Germany Mulls Heating Compensation to Ease Pain of Price Surge
Germany is considering financial aid to help households pay heating costs over the winter months, the latest sign of government action to tackle Europe’s energy squeeze.
“We have to do something,” Finance Minister Christian Lindner said Thursday in a speech at a gathering of his Free Democratic party in Stuttgart. “I promise that, with the means I have available, we will provide such solidarity-based support for the people who are particularly affected.”
European natural-gas prices have resumed their rally this year after more than tripling in 2021. The escalating cost of energy has hit households, sending bills rocketing, and forced multiple industries to curtail output.
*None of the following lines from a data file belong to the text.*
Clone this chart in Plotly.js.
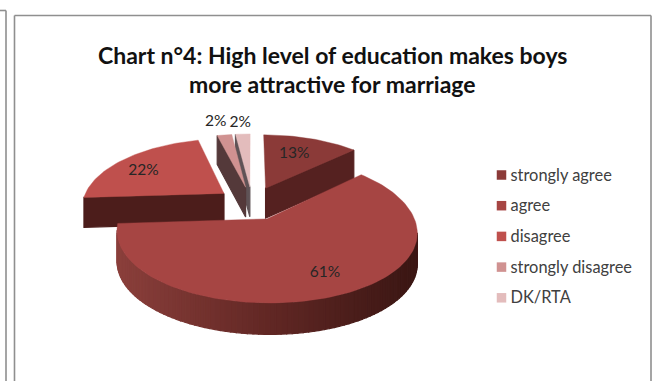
<!DOCTYPE html>
<html>
<head>
<meta charset="utf-8">
<script src="https://cdn.plot.ly/plotly-3.0.1.min.js"></script>
<style>html,body{margin:0;padding:0;background:#fff}#chart{width:656px;height:381px}</style>
</head>
<body>
<div id="chart"></div>
<script>
// Survey answers, in percent
const categories = ['strongly agree', 'agree', 'disagree', 'strongly disagree', 'DK/RTA'];
const shares = [13, 61, 22, 2, 2];

// Slice colours: top face and side wall
const topColors = ['#8b3a38', '#a64543', '#bf504d', '#d09291', '#e3bcbc'];
const wallColors = ['#552120', '#5c2522', '#4c1d1b', '#54393a', '#5f5356'];
const titleLines = ['Chart n°4: High level of education makes boys', 'more attractive for marriage'];

// Projection of the exploded disc onto the page
const view = { cx: 252, cy: 203, rx: 142, ry: 67, persp: 0.17, perspNear: 0.143, depth: 30, explode: 0.25 };

// Label placement along each slice's radius, with small page offsets
const labelRadius = [0.62, 0.74, 0.74, 1.27, 1.27];
const labelNudge = [[-1, -2], [7, 0], [-5, 4], [-4, -1], [-1, 1]];

const legendPos = { swatchX: 501.5, textX: 510.5, top: 175, step: 30.7, textDrop: 1.5 };

function project(u, v, drop) {
  const s = 1 / (1 + view.persp * v);
  const sy = v < 0 ? 1 / (1 + view.perspNear * v) : s;
  return [view.cx + view.rx * u * s,
          view.cy - view.ry * v * sy + (drop ? view.depth * Math.pow(s, 0.2) : 0)];
}

function mixColor(a, b, t) {
  const pa = [1, 3, 5].map(i => parseInt(a.substr(i, 2), 16));
  const pb = [1, 3, 5].map(i => parseInt(b.substr(i, 2), 16));
  return 'rgb(' + pa.map((c, i) => Math.round(c + (pb[i] - c) * t)).join(',') + ')';
}

function polygon(points, color, edge) {
  const closed = points.concat([points[0]]);
  return {
    type: 'scatter', mode: 'lines', fill: 'toself', fillcolor: color,
    x: closed.map(p => p[0]), y: closed.map(p => p[1]),
    line: { color: color, width: edge }, hoverinfo: 'skip', showlegend: false
  };
}

const total = shares.reduce((a, b) => a + b, 0);
const traces = [];
const labelX = [], labelY = [], labelText = [];
const slices = [];
let running = 0;

shares.forEach((share, i) => {
  const a0 = running / total * 2 * Math.PI;
  running += share;
  const a1 = running / total * 2 * Math.PI;
  const mid = (a0 + a1) / 2;
  const ox = view.explode * Math.sin(mid), oy = view.explode * Math.cos(mid);
  const steps = Math.max(4, Math.round(share * 2));
  const rim = [];
  for (let k = 0; k <= steps; k++) {
    const a = a0 + (a1 - a0) * k / steps;
    rim.push([ox + Math.sin(a), oy + Math.cos(a)]);
  }
  const outline = [[ox, oy]].concat(rim);
  slices.push({ i, outline, backness: oy });

  const lr = labelRadius[i];
  const lp = project(ox + lr * Math.sin(mid), oy + lr * Math.cos(mid), false);
  labelX.push(lp[0] + labelNudge[i][0]);
  labelY.push(lp[1] + labelNudge[i][1]);
  labelText.push(Math.round(share) + '%');
});

// Slices nearest the back are painted first
slices.sort((p, q) => q.backness - p.backness);

slices.forEach(({ i, outline }) => {
  const n = outline.length;
  for (let k = 0; k < n; k++) {
    const A = outline[k], B = outline[(k + 1) % n];
    const pa = project(A[0], A[1], false), pb = project(B[0], B[1], false);
    // The perimeter runs clockwise on the page, so leftward edges face the viewer;
    // a nearly vertical edge would only leave a hairline, so it is skipped
    const run = pb[0] - pa[0];
    if (run >= 0 || (Math.abs(pb[1] - pa[1]) > 20 && run > -3)) continue;
    let color = wallColors[i];
    if (i === 1 && k > 0 && k < n - 1) {
      // The large slice's curved wall darkens from left to right
      const t = Math.min(1, Math.max(0, (pa[0] - 120) / 290));
      color = t < 0.5 ? mixColor('#8a3f3b', '#632825', t * 2)
                      : mixColor('#632825', '#3c1714', (t - 0.5) * 2);
    }
    traces.push(polygon([pa, pb, project(B[0], B[1], true), project(A[0], A[1], true)], color, 1.2));
  }
  traces.push(polygon(outline.map(p => project(p[0], p[1], false)), topColors[i], 0.4));
});

// Percentage labels
traces.push({
  type: 'scatter', mode: 'text', x: labelX, y: labelY, text: labelText,
  textposition: 'middle center', cliponaxis: false, hoverinfo: 'skip', showlegend: false,
  textfont: { family: 'Lato, sans-serif', size: 15.5, color: '#262626' }
});

// Key on the right: one swatch and name per answer
const keyY = categories.map((_, i) => legendPos.top + i * legendPos.step);
traces.push({
  type: 'scatter', mode: 'markers', x: categories.map(() => legendPos.swatchX), y: keyY,
  cliponaxis: false, hoverinfo: 'skip', showlegend: false,
  marker: { symbol: 'square', size: 9.5, color: topColors, line: { width: 0 } }
});
traces.push({
  type: 'scatter', mode: 'text', x: categories.map(() => legendPos.textX),
  y: keyY.map(y => y + legendPos.textDrop),
  text: categories, textposition: 'middle right', cliponaxis: false, hoverinfo: 'skip', showlegend: false,
  textfont: { family: 'Lato, sans-serif', size: 16.4, color: '#404040' }
});

const frame = (x0, y0, x1, y1) => ({
  type: 'line', xref: 'x', yref: 'y', x0, y0, x1, y1, line: { color: '#8f8f8f', width: 1.6 }
});

const layout = {
  width: 656, height: 381,
  margin: { l: 0, r: 0, t: 0, b: 0 },
  paper_bgcolor: '#ffffff', plot_bgcolor: '#ffffff',
  showlegend: false,
  xaxis: { range: [0, 656], visible: false, fixedrange: true },
  yaxis: { range: [381, 0], visible: false, fixedrange: true },
  shapes: [
    frame(0, 10.5, 6, 10.5), frame(6, 10.5, 6, 381),
    frame(14.5, 15.5, 651, 15.5), frame(14.5, 15.5, 14.5, 381), frame(651, 15.5, 651, 381)
  ],
  annotations: titleLines.map((line, i) => ({
    text: '<b>' + line + '</b>', xref: 'x', yref: 'y', x: 332.5, y: 55 + i * 29,
    showarrow: false, xanchor: 'center', yanchor: 'middle',
    font: { family: 'Lato, sans-serif', size: 23, color: '#111111' }
  }))
};

Plotly.newPlot('chart', traces, layout, { staticPlot: true, displayModeBar: false });
</script>
</body>
</html>
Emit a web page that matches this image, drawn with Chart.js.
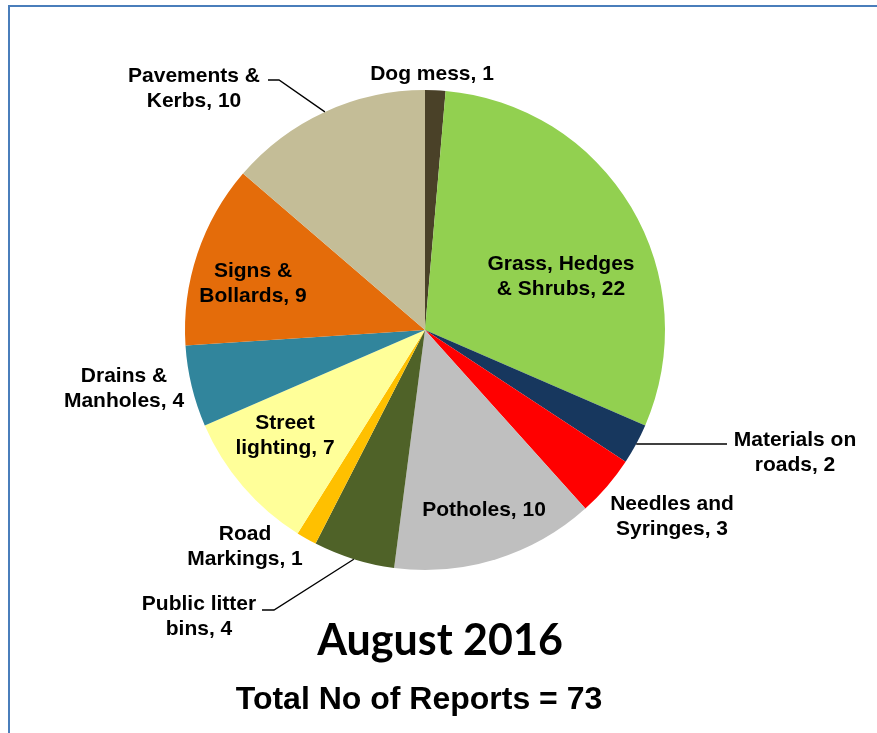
<!DOCTYPE html>
<html>
<head>
<meta charset="utf-8">
<script src="https://cdn.jsdelivr.net/npm/chart.js@4.4.1/dist/chart.umd.min.js"></script>
<style>
  html, body { margin: 0; padding: 0; background: #ffffff; }
  #wrap { position: relative; width: 877px; height: 733px; }
  canvas { display: block; }
</style>
</head>
<body>
<div id="wrap"><canvas id="c" width="877" height="733"></canvas></div>
<script>
// ---- data ----
const categories = ["Dog mess", "Grass, Hedges & Shrubs", "Materials on roads", "Needles and Syringes",
  "Potholes", "Public litter bins", "Road Markings", "Street lighting", "Drains & Manholes",
  "Signs & Bollards", "Pavements & Kerbs"];
const reportCounts = [1, 22, 2, 3, 10, 4, 1, 7, 4, 9, 10];
const sliceColors = ["#4a4128", "#92d050", "#17375e", "#ff0000", "#bfbfbf", "#4f6228",
  "#ffc000", "#ffff99", "#31859c", "#e46c0a", "#c4bd97"];
// label text lines (as in the picture)
const labelLines = [
  ["Dog mess, 1"],
  ["Grass, Hedges", "& Shrubs, 22"],
  ["Materials on", "roads, 2"],
  ["Needles and", "Syringes, 3"],
  ["Potholes, 10"],
  ["Public litter", "bins, 4"],
  ["Road", "Markings, 1"],
  ["Street", "lighting, 7"],
  ["Drains &", "Manholes, 4"],
  ["Signs &", "Bollards, 9"],
  ["Pavements &", "Kerbs, 10"]
];
const titleText = "August 2016";
const subtitleText = "Total No of Reports = 73";

// ---- layout (positions / styles) ----
const labelPos = [            // centre x, first baseline y
  [432, 80], [561, 270], [795, 446], [672, 510], [484, 516], [199, 610],
  [245, 540], [285, 429], [124, 382], [253, 277], [194, 82]
];
const lineGap = 24.5;
// leader lines: label-side points (slice end comes from the arc element)
const leaders = {
  2: [[727, 444]],
  5: [[262, 610], [274, 610]],
  10: [[268, 80], [279, 80]]
};

const overlayPlugin = {
  id: 'overlay',
  beforeDraw(chart) {
    const ctx = chart.ctx;
    ctx.save();
    ctx.fillStyle = '#4a7ebb';
    ctx.fillRect(8, 5, 877 - 8, 2);
    ctx.fillRect(8, 5, 2, 733 - 5);
    ctx.restore();
  },
  afterDraw(chart) {
    const ctx = chart.ctx;
    const meta = chart.getDatasetMeta(0);
    ctx.save();
    // leader lines
    ctx.strokeStyle = '#000000';
    ctx.lineWidth = 1.3;
    Object.keys(leaders).forEach(k => {
      const i = +k;
      const arc = meta.data[i];
      const mid = (arc.startAngle + arc.endAngle) / 2;
      const ex = arc.x + Math.cos(mid) * arc.outerRadius;
      const ey = arc.y + Math.sin(mid) * arc.outerRadius;
      const pts = leaders[k];
      ctx.beginPath();
      ctx.moveTo(pts[0][0], pts[0][1]);
      for (let j = 1; j < pts.length; j++) ctx.lineTo(pts[j][0], pts[j][1]);
      ctx.lineTo(ex, ey);
      ctx.stroke();
    });
    // labels
    ctx.fillStyle = '#000000';
    ctx.textAlign = 'center';
    ctx.textBaseline = 'alphabetic';
    ctx.font = 'bold 21px "Liberation Sans", Arial, sans-serif';
    labelLines.forEach((lines, i) => {
      const [x, y] = labelPos[i];
      lines.forEach((t, j) => ctx.fillText(t, x, y + j * lineGap));
    });
    // titles
    ctx.font = 'bold 43px Lato, "Open Sans", sans-serif';
    ctx.fillText(titleText, 440, 655);
    ctx.font = 'bold 32px "Liberation Sans", Arial, sans-serif';
    ctx.fillText(subtitleText, 419, 709);
    ctx.restore();
  }
};

new Chart(document.getElementById('c'), {
  type: 'pie',
  data: {
    labels: categories,
    datasets: [{
      data: reportCounts,
      backgroundColor: sliceColors,
      borderWidth: 0
    }]
  },
  options: {
    responsive: false,
    animation: false,
    layout: { padding: { left: 185, right: 212, top: 90, bottom: 163 } },
    plugins: {
      legend: { display: false },
      tooltip: { enabled: false },
      title: { display: false }
    }
  },
  plugins: [overlayPlugin]
});
</script>
</body>
</html>
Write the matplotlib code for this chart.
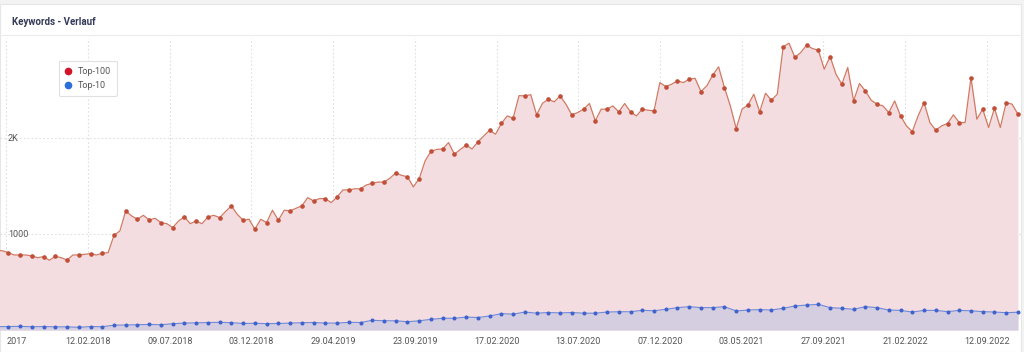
import numpy as np
import matplotlib.pyplot as plt
from matplotlib.lines import Line2D
from matplotlib.patches import Rectangle

plt.rcParams['font.family'] = ['Roboto', 'DejaVu Sans']

# Top-100 keywords, half-step samples starting one step before the first marker
top100 = [830,
    825, 805, 781, 781, 781, 771, 753, 764, 726, 767,
    753, 729, 781, 781, 788, 795, 781, 799, 805, 986,
    1031, 1240, 1188, 1153, 1194, 1146, 1163, 1118, 1107, 1066,
    1135, 1177, 1107, 1135, 1107, 1177, 1194, 1170, 1233, 1292,
    1205, 1142, 1153, 1049, 1153, 1118, 1247, 1142, 1247, 1240,
    1267, 1292, 1378, 1344, 1368, 1368, 1326, 1385, 1458, 1458,
    1470, 1470, 1510, 1528, 1540, 1540, 1580, 1635, 1610, 1595,
    1490, 1576, 1760, 1860, 1880, 1885, 1951, 1830, 1880, 1924,
    1885, 1958, 2020, 2080, 2038, 2150, 2229, 2205, 2440, 2437,
    2450, 2240, 2360, 2403, 2375, 2437, 2350, 2240, 2264, 2299,
    2358, 2177, 2299, 2299, 2333, 2271, 2358, 2271, 2229, 2299,
    2288, 2281, 2576, 2535, 2559, 2594, 2576, 2611, 2620, 2483,
    2542, 2653, 2740, 2524, 2333, 2097, 2299, 2341, 2455, 2271,
    2465, 2392, 2455, 2948, 2986, 2837, 2889, 2965, 2930, 2913,
    2715, 2847, 2663, 2559, 2733, 2385, 2566, 2490, 2392, 2351,
    2333, 2264, 2385, 2229, 2125, 2066, 2230, 2368, 2160, 2080,
    2125, 2149, 2240, 2160, 2160, 2628, 2195, 2299, 2108, 2309,
    2108, 2368, 2351, 2247]

# Top-10 keywords, one sample per marker (first one lies just left of the view)
top10 = [35,
    36, 38, 34, 36, 33, 33, 28, 36, 34, 50, 52, 55, 58, 55, 65, 72, 74, 78, 80, 76,
    68, 70, 66, 68, 72, 76, 78, 72, 72, 80, 78, 101, 96, 96, 86, 96, 111, 122, 122,
    135, 130, 146, 170, 165, 187, 175, 182, 178, 182, 175, 175, 187, 190, 190, 205,
    200, 215, 233, 243, 233, 233, 243, 198, 208, 212, 208, 226, 250, 260, 267, 233,
    226, 215, 243, 233, 208, 204, 187, 204, 204, 191, 204, 200, 191, 187, 180, 185]

date_labels = ['2017', '12.02.2018', '09.07.2018', '03.12.2018', '29.04.2019',
               '23.09.2019', '17.02.2020', '13.07.2020', '07.12.2020',
               '03.05.2021', '27.09.2021', '21.02.2022', '12.09.2022']
y_ticks = [1000, 2000]
y_labels = ['1000', '2K']

x100 = -1 + 0.5 * np.arange(len(top100))
x10 = np.arange(len(top10)) - 1
tick_pos = -0.17 + 6.959 * np.arange(len(date_labels))

W, H = 1024, 352
fig = plt.figure(figsize=(W / 100, H / 100), dpi=100, facecolor='#f3f3f3')
card = Rectangle((0, 0), 1021 / W, 1 - 4 / H, transform=fig.transFigure,
                 facecolor='white', edgecolor='#e6e6e6', lw=0.8, zorder=-10)
fig.add_artist(card)
fig.add_artist(Line2D([0, 1021 / W], [1 - 35 / H] * 2, color='#ececec', lw=0.8,
                      zorder=-5))
fig.text(12 / W, 1 - 22 / H, 'Keywords - Verlauf', fontsize=7, fontweight='bold',
         color='#343a58', va='center')

ax = fig.add_axes([0, 22 / H, 1021 / W, 292 / H])
ax.set_facecolor('none')

red_line, red_dot, red_fill = '#d17a63', '#c04e38', '#f3dde0'
blue_line, blue_dot, blue_fill = '#6f8ad8', '#3f62cc', '#d5cee0'

ax.fill_between(x100, top100, color=red_fill, lw=0, zorder=1)
ax.plot(x100, top100, color=red_line, lw=0.9, marker='o', ms=2.3,
        mfc=red_dot, mec=red_dot, markevery=slice(0, None, 2), zorder=3)
ax.fill_between(x10, top10, color=blue_fill, lw=0, zorder=2)
ax.plot(x10, top10, color=blue_line, lw=0.8, marker='o', ms=1.9,
        mfc=blue_dot, mec=blue_dot, zorder=4)

ax.set_xlim(-0.71, 86.26)
ax.set_ylim(0, 3040)

ax.set_xticks(tick_pos, date_labels)
ax.set_yticks(y_ticks, y_labels)
ax.tick_params(axis='x', length=0, pad=5, labelsize=6.5, labelcolor='#555555')
ax.tick_params(axis='y', length=0, pad=-5.8, labelsize=6.5, labelcolor='#555555')
ax.get_xticklabels()[0].set_ha('left')
for lab in ax.get_yticklabels():
    lab.set_ha('left')
    lab.set_zorder(5)
ax.grid(True, ls=(0, (1.5, 2)), color='#e0e0e0', lw=0.8, zorder=0)
ax.set_axisbelow(True)
for s in ax.spines.values():
    s.set_visible(False)

handles = [Line2D([], [], ls='none', marker='o', ms=4.5, color='#d0142a'),
           Line2D([], [], ls='none', marker='o', ms=4.5, color='#2b6fd8')]
leg = ax.legend(handles, ['Top-100', 'Top-10'], loc='upper left',
                bbox_to_anchor=(54 / W, 1 - 56 / H), bbox_transform=fig.transFigure,
                fontsize=6.5, labelcolor='#555555', handlelength=0.8,
                handletextpad=0.6, borderpad=0.7, labelspacing=0.55,
                frameon=True, fancybox=True, edgecolor='#e0e0e0', framealpha=1)
leg.get_frame().set_linewidth(0.8)

fig.savefig('out.png', dpi=100, facecolor=fig.get_facecolor())
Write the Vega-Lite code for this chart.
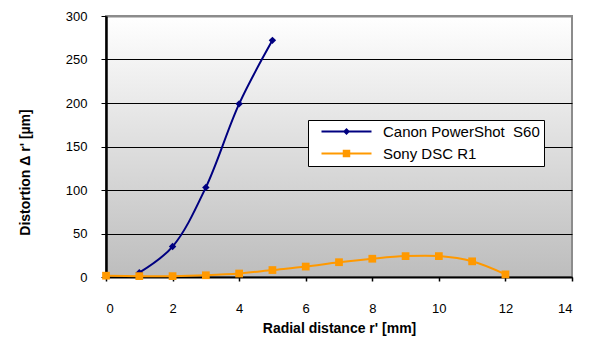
{
  "$schema": "https://vega.github.io/schema/vega-lite/v6.json",
  "width": 466,
  "height": 261,
  "autosize": {"type": "none"},
  "padding": {"left": 106, "top": 16, "right": 17, "bottom": 70},
  "background": "white",
  "config": {
    "font": "Liberation Sans",
    "view": {"stroke": "#8c8c8c", "strokeWidth": 2,
      "fill": {"gradient": "linear", "x1": 0, "y1": 0, "x2": 0, "y2": 1,
          "stops": [{"offset": 0, "color": "#ffffff"}, {"offset": 1, "color": "#bdbdbd"}]}},
    "axis": {"labelFont": "Liberation Sans", "titleFont": "Liberation Sans", "labelColor": "black", "titleColor": "black"}
  },
  "data": {"values": [
      {"series": "Canon PowerShot  S60", "r": 1, "d": 5},
      {"series": "Canon PowerShot  S60", "r": 2, "d": 35},
      {"series": "Canon PowerShot  S60", "r": 3, "d": 103},
      {"series": "Canon PowerShot  S60", "r": 4, "d": 199},
      {"series": "Canon PowerShot  S60", "r": 5, "d": 272},
      {"series": "Sony DSC R1", "r": 0, "d": 1.5},
      {"series": "Sony DSC R1", "r": 1, "d": 1},
      {"series": "Sony DSC R1", "r": 2, "d": 1},
      {"series": "Sony DSC R1", "r": 3, "d": 2},
      {"series": "Sony DSC R1", "r": 4, "d": 4},
      {"series": "Sony DSC R1", "r": 5, "d": 8},
      {"series": "Sony DSC R1", "r": 6, "d": 12},
      {"series": "Sony DSC R1", "r": 7, "d": 17},
      {"series": "Sony DSC R1", "r": 8, "d": 21},
      {"series": "Sony DSC R1", "r": 9, "d": 24},
      {"series": "Sony DSC R1", "r": 10, "d": 24},
      {"series": "Sony DSC R1", "r": 11, "d": 18},
      {"series": "Sony DSC R1", "r": 12, "d": 3}
  ]},
  "encoding": {
    "x": {"field": "r", "type": "quantitative", "scale": {"domain": [0, 14]},
      "axis": {"values": [0, 2, 4, 6, 8, 10, 12, 14], "grid": false, "title": "Radial distance r' [mm]",
        "domainColor": "black", "domainWidth": 2, "tickColor": "black", "tickWidth": 1.5, "tickSize": 4,
        "labelFontSize": 13, "labelPadding": 21, "titleFontSize": 14, "titleFontWeight": "bold", "titlePadding": 6}},
    "y": {"field": "d", "type": "quantitative", "scale": {"domain": [0, 300]},
      "axis": {"values": [0, 50, 100, 150, 200, 250, 300], "grid": true,
        "gridColor": {"condition": {"test": "datum.value == 300", "value": "#8c8c8c"}, "value": "black"},
        "gridWidth": {"condition": {"test": "datum.value == 300", "value": 2}, "value": 1},
        "title": "Distortion  Δ r'  [µm]", "titleY": 156, "domainColor": "black", "domainWidth": 2.5, "tickColor": "black", "tickSize": 5,
        "labelFontSize": 13, "labelPadding": 14, "titleFontSize": 14, "titleFontWeight": "bold", "titlePadding": 33}}
  },
  "layer": [
    {
      "mark": {"type": "line", "interpolate": "catmull-rom", "strokeWidth": 2},
      "encoding": {
        "color": {"field": "series", "type": "nominal", "scale": {"range": ["#000080", "#ff9900"]}, "legend": null}
      }
    },
    {
      "transform": [{"filter": "datum.series != 'Sony DSC R1'"}],
      "mark": {"type": "point", "shape": "diamond", "filled": true, "opacity": 1, "size": 55},
      "encoding": {
        "color": {"field": "series", "type": "nominal", "legend": null}
      }
    },
    {
      "transform": [{"filter": "datum.series == 'Sony DSC R1'"}],
      "mark": {"type": "square", "filled": true, "opacity": 1, "size": 60},
      "encoding": {
        "color": {"field": "series", "type": "nominal", "legend": null}
      }
    },
    {
      "mark": {"type": "point", "filled": true, "opacity": 1, "size": 0},
      "encoding": {
        "fill": {"field": "series", "type": "nominal", "title": null,
          "scale": {"range": ["#000080", "#ff9900"]},
          "legend": {"orient": "none", "legendX": 202, "legendY": 104, "padding": 4,
            "strokeColor": "black", "fillColor": "white", "labelFontSize": 15, "labelColor": "black",
            "labelFont": "Liberation Sans", "symbolOffset": 27, "labelOffset": 29, "rowPadding": 6, "symbolSize": 100,
            "symbolOpacity": 1,
            "labelExpr": "replace(datum.label, '  ', '\u00a0 ') + '\u00a0\u00a0\u00a0'"}},
        "shape": {"field": "series", "type": "nominal", "title": null,
          "legend": {"orient": "none", "legendX": 202, "legendY": 104, "padding": 4,
            "strokeColor": "black", "fillColor": "white", "labelFontSize": 15, "labelColor": "black",
            "labelFont": "Liberation Sans", "symbolOffset": 27, "labelOffset": 29, "rowPadding": 6, "symbolSize": 100,
            "symbolOpacity": 1,
            "labelExpr": "replace(datum.label, '  ', '\u00a0 ') + '\u00a0\u00a0\u00a0'"},
          "scale": {"range": ["M-5,-0.2H5V0.2H-5ZM0,-0.7L0.7,0L0,0.7L-0.7,0Z", "M-5,-0.2H5V0.2H-5ZM-0.75,-0.75H0.75V0.75H-0.75Z"]}}
      }
    }
  ]
}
Read more: European Gas Rises Again as Russia Continues to Curtail Flows
Central to the crisis has been a lack of sufficient supply from Russia. Gas flowing to Europe via key pipelines from the country has sunk to the lowest for this time of year since at least 2015, just as temperatures are set to drop.
Lindner -- head of the smallest party in Chancellor Olaf Scholz’s three-way coalition -- said the aid would be targeted at people for whom heating costs make up a disproportionate share of disposable income.
Germany can afford the support, he said, noting that the country’s planned net borrowing will be about 10 billion euros ($11.3 billion) less than budgeted.
Alongside the surge in heating costs, Lindner said Germany is watching inflation closely.